The Mudcat Café TM
Thread #104378   Message #2728416
Posted By: Amos
21-Sep-09 - 06:43 PM
Thread Name: BS: Random Traces From All Over
Subject: RE: BS: Random Traces From All Over
(PhysOrg.com) -- Whether gazing into lava lamps or watching balsamic vinegar mix with olive oil, people have long been transfixed by the seemingly mystical way that droplets of one liquid find each other within another liquid and join together.
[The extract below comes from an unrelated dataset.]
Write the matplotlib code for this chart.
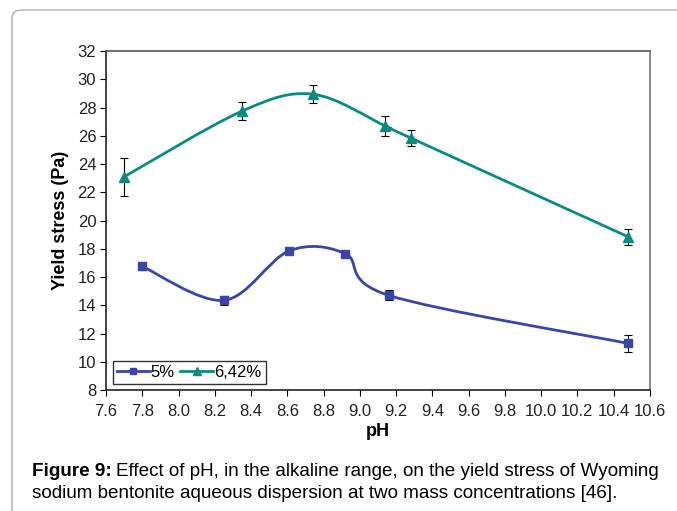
import matplotlib.pyplot as plt
from matplotlib.path import Path
from matplotlib.patches import PathPatch, FancyBboxPatch
from matplotlib.lines import Line2D

plt.rcParams['font.family'] = ['Liberation Sans', 'DejaVu Sans']

# data
ph_5 = [7.80, 8.25, 8.61, 8.92, 9.16, 10.48]
ys_5 = [16.75, 14.35, 17.85, 17.65, 14.7, 11.3]
err_5 = [0.25, 0.3, 0.15, 0.15, 0.35, 0.6]

ph_642 = [7.70, 8.35, 8.74, 9.14, 9.28, 10.48]
ys_642 = [23.1, 27.75, 28.95, 26.7, 25.85, 18.85]
err_642 = [1.35, 0.65, 0.65, 0.7, 0.55, 0.55]

xticks = [7.6, 7.8, 8.0, 8.2, 8.4, 8.6, 8.8, 9.0, 9.2, 9.4, 9.6, 9.8, 10.0, 10.2, 10.4, 10.6]
yticks = list(range(8, 33, 2))

blue = '#3a45a8'
teal = '#0a8a80'


def smooth_path(xs, ys):
    # excel-style smoothed line: bezier segments through the points
    pts = list(zip(xs, ys))
    n = len(pts)
    verts = [pts[0]]
    codes = [Path.MOVETO]
    for i in range(n - 1):
        p0 = pts[i - 1] if i > 0 else pts[i]
        p1 = pts[i]
        p2 = pts[i + 1]
        p3 = pts[i + 2] if i + 2 < n else pts[i + 1]
        c1 = (p1[0] + (p2[0] - p0[0]) / 6, p1[1] + (p2[1] - p0[1]) / 6)
        c2 = (p2[0] - (p3[0] - p1[0]) / 6, p2[1] - (p3[1] - p1[1]) / 6)
        verts += [c1, c2, p2]
        codes += [Path.CURVE4] * 3
    return Path(verts, codes)


fig = plt.figure(figsize=(6.77, 5.11), dpi=100)
ax = fig.add_axes([0.1566, 0.2368, 0.8034, 0.6632])

# outer frame of the figure box
fig.patches.append(FancyBboxPatch((12 / 677, -0.1), 1.2, 1.1 - 10 / 511,
                                  boxstyle='round,pad=0,rounding_size=0.015',
                                  transform=fig.transFigure, fill=False,
                                  edgecolor='#b0b0b0', linewidth=1.0))

for xs, ys, c in [(ph_5, ys_5, blue), (ph_642, ys_642, teal)]:
    ax.add_patch(PathPatch(smooth_path(xs, ys), fill=False, edgecolor=c,
                           linewidth=2.0, zorder=2))

ax.errorbar(ph_5, ys_5, yerr=err_5, fmt='none', ecolor='black',
            elinewidth=0.8, capsize=3, capthick=0.8, zorder=3)
ax.errorbar(ph_642, ys_642, yerr=err_642, fmt='none', ecolor='black',
            elinewidth=0.8, capsize=3, capthick=0.8, zorder=3)
ax.plot(ph_5, ys_5, 's', color=blue, markersize=6, zorder=4)
ax.plot(ph_642, ys_642, '^', color=teal, markersize=7, zorder=4)

ax.set_xlim(7.6, 10.6)
ax.set_ylim(8, 32)
ax.set_xticks(xticks)
ax.set_xticklabels(['%.1f' % v for v in xticks])
ax.set_yticks(yticks)
ax.tick_params(axis='both', direction='out', length=4, width=0.8,
               labelsize=12, colors='black', labelcolor='#222222')
ax.tick_params(axis='x', pad=6)
ax.tick_params(axis='y', pad=3)
for s in ax.spines.values():
    s.set_linewidth(1.2)
ax.spines['left'].set_color('#222222')
ax.spines['bottom'].set_color('#222222')
ax.spines['top'].set_color('#555555')
ax.spines['right'].set_color('#777777')

ax.set_xlabel('pH', fontsize=13, fontweight='bold', labelpad=3)
ax.set_ylabel('Yield stress (Pa)', fontsize=13, fontweight='bold', labelpad=6)

handles = [Line2D([], [], color=blue, marker='s', markersize=5, linewidth=2),
           Line2D([], [], color=teal, marker='^', markersize=6, linewidth=2)]
leg = ax.legend(handles, ['5%', '6,42%'], loc='lower left', ncol=2,
                bbox_to_anchor=(0.012, 0.018), fontsize=12, frameon=True,
                fancybox=False, edgecolor='black', handlelength=2.0,
                handletextpad=0.05, columnspacing=0.3, borderpad=0.25,
                borderaxespad=0)
leg.get_frame().set_linewidth(1.0)

# caption: bold label then plain text right after it
cap_x = 32 / 677
cap_y1 = 1 - 472 / 511
cap_y2 = 1 - 494 / 511
t1 = fig.text(cap_x, cap_y1, 'Figure 9:', fontsize=13.6, fontweight='bold',
              va='center', ha='left')
fig.canvas.draw()
bb = t1.get_window_extent()
fig.text((bb.x1 + 4) / 677, cap_y1,
         'Effect of pH, in the alkaline range, on the yield stress of Wyoming',
         fontsize=13.6, va='center', ha='left')
fig.text(cap_x, cap_y2,
         'sodium bentonite aqueous dispersion at two mass concentrations [46].',
         fontsize=13.6, va='center', ha='left')

fig.savefig('out.png', dpi=100)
Conventional scientific wisdom has held that this merging of liquid droplets, a process called coalescence, is enhanced by applying an electrical field, but a new study, which will be published in the Sept. 17 issue of the journal Nature, shows that an increased electrical field actually can prevent droplets from merging.


"These surprising results could lead to improved applications in diverse fields including petroleum purification, food-oil processing and even biodiesel production," said Andrew Belmonte, an associate professor of mathematics at Penn State and one of the leaders of the project. "The results also could increase our understanding of atmospheric high-voltages that are generated in thunderstorms."

According to William Ristenpart, an assistant professor at the University of California at Davis and another of the project's leaders, "It has long been assumed that oppositely charged droplets experience an attractive force that encourages them to coalesce. This study, however, demonstrates that while droplets move toward each other when a low-strength electrical field is applied, those same droplets actually are repelled from one another after they make contact under higher-strength electrical fields."